The project Archivum Rhenanum - Archives numérisées du Rhin supérieur or "Réseau transfrontalier de sources historiques numérisées : les archives comme mémoire de l’espace du Rhin supérieur et de sa formation" in French ("Digitale Archive am Oberrhein" and "Grenzüberschreitendes Netzwerk digitaler Geschichtsquellen: Archive als Gedächtnisse der historisch gewachsenen Landschaft Oberrhein" in German) aimed to create a transnational Franco-German portal and an open network of archives. It was supported by institutions, associations and experts in history and civilization. Through this portal, the general public can now access digitized resources, along with further information about them, from archives on both sides of the border.

== The project ==

The German and French archives in the Upper Rhine region, (Baden, Palatinate and Alsace) hold unique manuscripts, some of which date from the Middle Ages and are a source of information about the history of the region and its economic, social and cultural evolution. However, only a small number of people have so far been able to access these resources: the obstacles posed by the language of the documents and the training required to understand them, the scripts used in manuscripts, and especially the dispersal of these resources among different archives have made it difficult for the general public to consult them.

The project's aim in developing the portal was to erase the border between France and Germany: through its content, it is by its very nature a bilingual, cross-border portal and an open network of different archives. The goal was to virtually reproduce the historical memory of the Upper Rhine region. This approach will allow the public to access the historical knowledge and collections of the Upper Rhine region, with the help of modern bilingual explanations of historical documents, and the use of new media (digitization online access, and communication platforms such as blogs).

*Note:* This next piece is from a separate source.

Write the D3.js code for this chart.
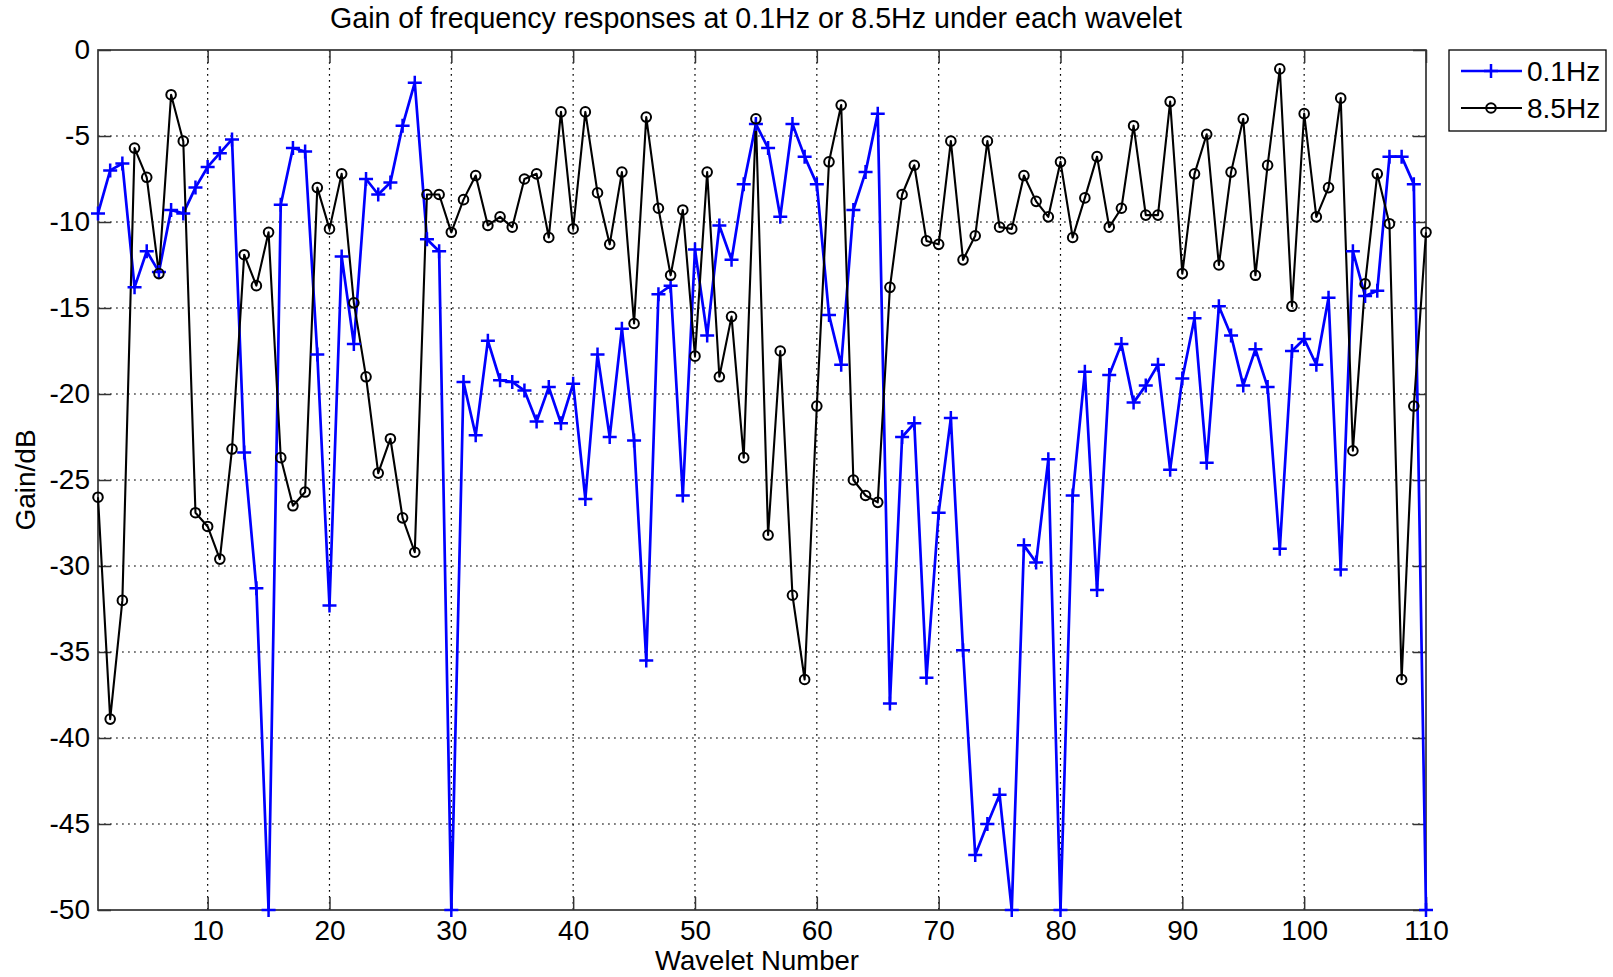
<!DOCTYPE html>
<html>
<head>
<meta charset="utf-8">
<script src="https://cdn.jsdelivr.net/npm/d3@7"></script>
<style>
  html, body { margin: 0; padding: 0; background: #fff; }
  svg { display: block; }
  text { font-family: "Liberation Sans", Arial, Helvetica, sans-serif; fill: #000; }
</style>
</head>
<body>
<svg id="chart" width="1613" height="977"></svg>
<script>
// ---- data ----
const titleText = "Gain of frequency responses at 0.1Hz or 8.5Hz under each wavelet";
const xLabel = "Wavelet Number";
const yLabel = "Gain/dB";
const seriesNames = ["0.1Hz", "8.5Hz"];
const xTicks = [10, 20, 30, 40, 50, 60, 70, 80, 90, 100, 110];
const yTicks = [0, -5, -10, -15, -20, -25, -30, -35, -40, -45, -50];

const gain01 = [
  -9.5, -7.0, -6.6, -13.8, -11.7, -12.9, -9.3, -9.5, -8.0, -6.8,
  -6.0, -5.2, -23.4, -31.3, -50, -9.0, -5.7, -5.9, -17.7, -32.3,
  -12.0, -17.1, -7.5, -8.4, -7.7, -4.4, -1.9, -11.0, -11.7, -50,
  -19.3, -22.4, -16.9, -19.2, -19.3, -19.8, -21.6, -19.6, -21.7, -19.4,
  -26.1, -17.7, -22.5, -16.2, -22.7, -35.5, -14.2, -13.7, -25.9, -11.6,
  -16.6, -10.2, -12.2, -7.8, -4.3, -5.7, -9.7, -4.3, -6.2, -7.8,
  -15.4, -18.3, -9.3, -7.1, -3.7, -38.0, -22.5, -21.7, -36.5, -26.9,
  -21.4, -34.9, -46.8, -45.0, -43.3, -50, -28.8, -29.8, -23.8, -50,
  -25.9, -18.7, -31.4, -18.9, -17.1, -20.5, -19.5, -18.3, -24.4, -19.1,
  -15.6, -24.0, -14.9, -16.6, -19.5, -17.4, -19.6, -29.0, -17.5, -16.8,
  -18.3, -14.4, -30.2, -11.7, -14.3, -14.0, -6.2, -6.2, -7.8, -50
];

const gain85 = [
  -26.0, -38.9, -32.0, -5.7, -7.4, -13.0, -2.6, -5.3, -26.9, -27.7,
  -29.6, -23.2, -11.9, -13.7, -10.6, -23.7, -26.5, -25.7, -8.0, -10.4,
  -7.2, -14.7, -19.0, -24.6, -22.6, -27.2, -29.2, -8.4, -8.4, -10.6,
  -8.7, -7.3, -10.2, -9.7, -10.3, -7.5, -7.2, -10.9, -3.6, -10.4,
  -3.6, -8.3, -11.3, -7.1, -15.9, -3.9, -9.2, -13.1, -9.3, -17.8,
  -7.1, -19.0, -15.5, -23.7, -4.0, -28.2, -17.5, -31.7, -36.6, -20.7,
  -6.5, -3.2, -25.0, -25.9, -26.3, -13.8, -8.4, -6.7, -11.1, -11.3,
  -5.3, -12.2, -10.8, -5.3, -10.3, -10.4, -7.3, -8.8, -9.7, -6.5,
  -10.9, -8.6, -6.2, -10.3, -9.2, -4.4, -9.6, -9.6, -3.0, -13.0,
  -7.2, -4.9, -12.5, -7.1, -4.0, -13.1, -6.7, -1.1, -14.9, -3.7,
  -9.7, -8.0, -2.8, -23.3, -13.6, -7.2, -10.1, -36.6, -20.7, -10.6
];

// ---- layout ----
const L = 98, R = 1426, T = 50, B = 910;
const svg = d3.select("#chart");
const x = d3.scaleLinear().domain([1, 110]).range([L, R]);
const y = d3.scaleLinear().domain([-50, 0]).range([B, T]);
const fmt = d => String(d); // plain hyphen-minus, as in the original

// grid
const grid = svg.append("g");
grid.selectAll("line.gx").data(xTicks.filter(d => d < 110)).join("line")
  .attr("x1", d => x(d)).attr("x2", d => x(d)).attr("y1", T).attr("y2", B)
  .attr("stroke", "#000").attr("stroke-width", 1.2).attr("stroke-dasharray", "1.8,4.2");
grid.selectAll("line.gy").data(yTicks.filter(d => d > -50 && d < 0)).join("line")
  .attr("x1", L).attr("x2", R).attr("y1", d => y(d)).attr("y2", d => y(d))
  .attr("stroke", "#000").attr("stroke-width", 1.2).attr("stroke-dasharray", "1.8,4.2");

// axes (inward ticks, MATLAB style)
const tickLen = 13;
const axB = svg.append("g").attr("transform", `translate(0,${B})`)
  .call(d3.axisBottom(x).tickValues(xTicks).tickFormat(fmt).tickSizeInner(-tickLen).tickSizeOuter(0).tickPadding(20));
const axT = svg.append("g").attr("transform", `translate(0,${T})`)
  .call(d3.axisTop(x).tickValues(xTicks).tickSizeInner(-tickLen).tickSizeOuter(0).tickFormat(""));
const axL = svg.append("g").attr("transform", `translate(${L},0)`)
  .call(d3.axisLeft(y).tickValues(yTicks).tickFormat(fmt).tickSizeInner(-tickLen).tickSizeOuter(0).tickPadding(8));
const axR = svg.append("g").attr("transform", `translate(${R},0)`)
  .call(d3.axisRight(y).tickValues(yTicks).tickSizeInner(-tickLen).tickSizeOuter(0).tickFormat(""));
[axB, axT, axL, axR].forEach(a => {
  a.select(".domain").remove();
  a.selectAll(".tick line").attr("stroke", "#333").attr("stroke-width", 1.5);
  a.selectAll(".tick text").attr("font-size", 28).attr("font-family", "Liberation Sans, Arial, sans-serif").attr("fill", "#000");
});
axB.selectAll(".tick text").attr("dy", "0.35em");
// box
svg.append("rect").attr("x", L).attr("y", T).attr("width", R - L).attr("height", B - T)
  .attr("fill", "none").attr("stroke", "#333").attr("stroke-width", 1.7);

// lines
const line = d3.line().x((d, i) => x(i + 1)).y(d => y(d));
const plot = svg.append("g");
plot.append("path").datum(gain01).attr("d", line)
  .attr("fill", "none").attr("stroke", "#0000ff").attr("stroke-width", 2.7).attr("stroke-linejoin", "round");
plot.append("path").datum(gain85).attr("d", line)
  .attr("fill", "none").attr("stroke", "#000").attr("stroke-width", 2.1).attr("stroke-linejoin", "round");

// markers
const plusPath = s => `M${-s},0H${s}M0,${-s}V${s}`;
plot.selectAll("path.plus").data(gain01).join("path")
  .attr("class", "plus")
  .attr("transform", (d, i) => `translate(${x(i + 1)},${y(d)})`)
  .attr("d", plusPath(7)).attr("stroke", "#0000ff").attr("stroke-width", 2.5).attr("fill", "none");
plot.selectAll("circle.o").data(gain85).join("circle")
  .attr("class", "o")
  .attr("cx", (d, i) => x(i + 1)).attr("cy", d => y(d)).attr("r", 4.8)
  .attr("stroke", "#000").attr("stroke-width", 2).attr("fill", "none");

// title & labels
svg.append("text").attr("x", 756).attr("y", 28).attr("text-anchor", "middle")
  .attr("font-size", 28.6).text(titleText);
svg.append("text").attr("x", 757).attr("y", 970).attr("text-anchor", "middle")
  .attr("font-size", 27.5).text(xLabel);
svg.append("text").attr("transform", "translate(35,480) rotate(-90)").attr("text-anchor", "middle")
  .attr("font-size", 28).text(yLabel);

// legend
const lg = svg.append("g");
lg.append("rect").attr("x", 1449).attr("y", 50).attr("width", 157).attr("height", 81)
  .attr("fill", "#fff").attr("stroke", "#000").attr("stroke-width", 1.3);
const rows = [
  { name: seriesNames[0], color: "#0000ff", y: 71, marker: "plus", w: 2.7 },
  { name: seriesNames[1], color: "#000", y: 108, marker: "o", w: 2.1 }
];
rows.forEach(r => {
  lg.append("line").attr("x1", 1461).attr("x2", 1522).attr("y1", r.y).attr("y2", r.y)
    .attr("stroke", r.color).attr("stroke-width", r.w);
  if (r.marker === "plus") {
    lg.append("path").attr("transform", `translate(1491,${r.y})`).attr("d", plusPath(7))
      .attr("stroke", r.color).attr("stroke-width", 2.5).attr("fill", "none");
  } else {
    lg.append("circle").attr("cx", 1491).attr("cy", r.y).attr("r", 4.8)
      .attr("stroke", r.color).attr("stroke-width", 2).attr("fill", "none");
  }
  lg.append("text").attr("x", 1527).attr("y", r.y).attr("dy", "0.35em")
    .attr("font-size", 28).text(r.name);
});
</script>
</body>
</html>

The project covers the Middle Ages and the beginning of the Early Modern Period (16th century). In the past, people weren't particularly aware of the border, and natural borders such as the Rhine were 'permeable'", which sources from the Middle Ages and the Reformation show clearly. It is expected that the portal will be expanded to cover more recent historical periods, up to and including the major conflicts between France and Germany in the 19th and 20th centuries: representing the border space over time and as a whole, from the height of its strength to its weaker periods would offer a meaningful and coherent perspective.

The partner institutions contributed to the project in various ways, including preparing and digitizing the historical source documents and making them available through the portal, developing a cross-border database ("Archivum Rhenanum"), which is also permanently accessible through the portal. Further initiatives include mediation with the general public about cultural heritage as "collective memory", through, for example, the development of a platform for discussion and communication with the public that is permanently maintained. Finally, steps were taken to ensure the preservation of the archival collections.

The project ran from 2013 to 2015 and is now finished.